The Dutch have a code of etiquette which governs social behaviour and is considered important. Because of the international position of the Netherlands, many books have been written on the subject. Some customs may not be true in all regions and they are never absolute. In addition to those specific to the Dutch, many general points of European etiquette apply to the Dutch as well.
Dutch society is egalitarian, individualistic and modern. The people tend to view themselves as modest, independent and self-reliant. They value ability over dependency. The Dutch have an aversion to the non-essential. Ostentatious behaviour is to be avoided. Accumulating money is fine, but public spending of large amounts of money is considered something of a vice and associated with being a show-off. A high lifestyle is considered wasteful by most people and sometimes met with suspicion. The Dutch are proud of their cultural heritage, rich history in art and involvement in international affairs.

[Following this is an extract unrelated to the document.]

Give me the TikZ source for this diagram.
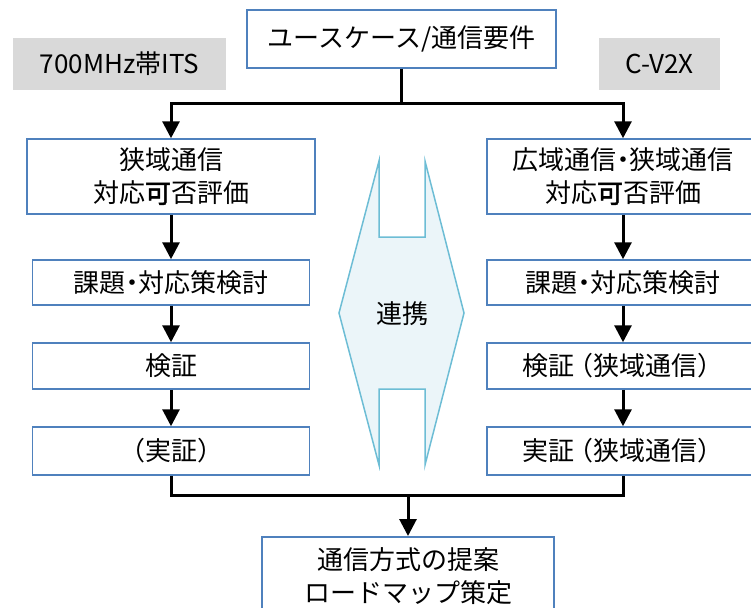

Dutch manners are blunt with a no-nonsense attitude; informality combined with adherence to basic behaviour. This might be perceived as impersonal and patronising by other cultures, but is the norm in Dutch culture. According to a source on Dutch culture, The Undutchables,Their directness gives many the impression that they are rude and crude—attributes they prefer to call ‘openness’. Asking about personal information from others will not be considered impolite. What may strike you as being blatantly blunt topics and comments are no more embarrassing or unusual to the Dutch than discussing the weather. Phrases that are considered to be basic etiquette[neutrality is disputed], such as saying 'I beg your pardon', 'I'm sorry', 'Excuse me' or 'Thank you so much', are not so commonly used by Dutch people compared to people in other countries. This behaviour is considered to be rude by other cultures, but it is considered as normal behaviour by Dutch people.
According to Paul Schnabel, Professor of Sociology of the university of Utrecht, "courtesy, willingness to please, and good manners are not national virtues in the Netherlands. To a certain extent we are even proud of this fact. We like to say that this is because we are so honest and straightforward. Anyone born or raised outside our borders would say that the Dutch are mainly blunt and rude.”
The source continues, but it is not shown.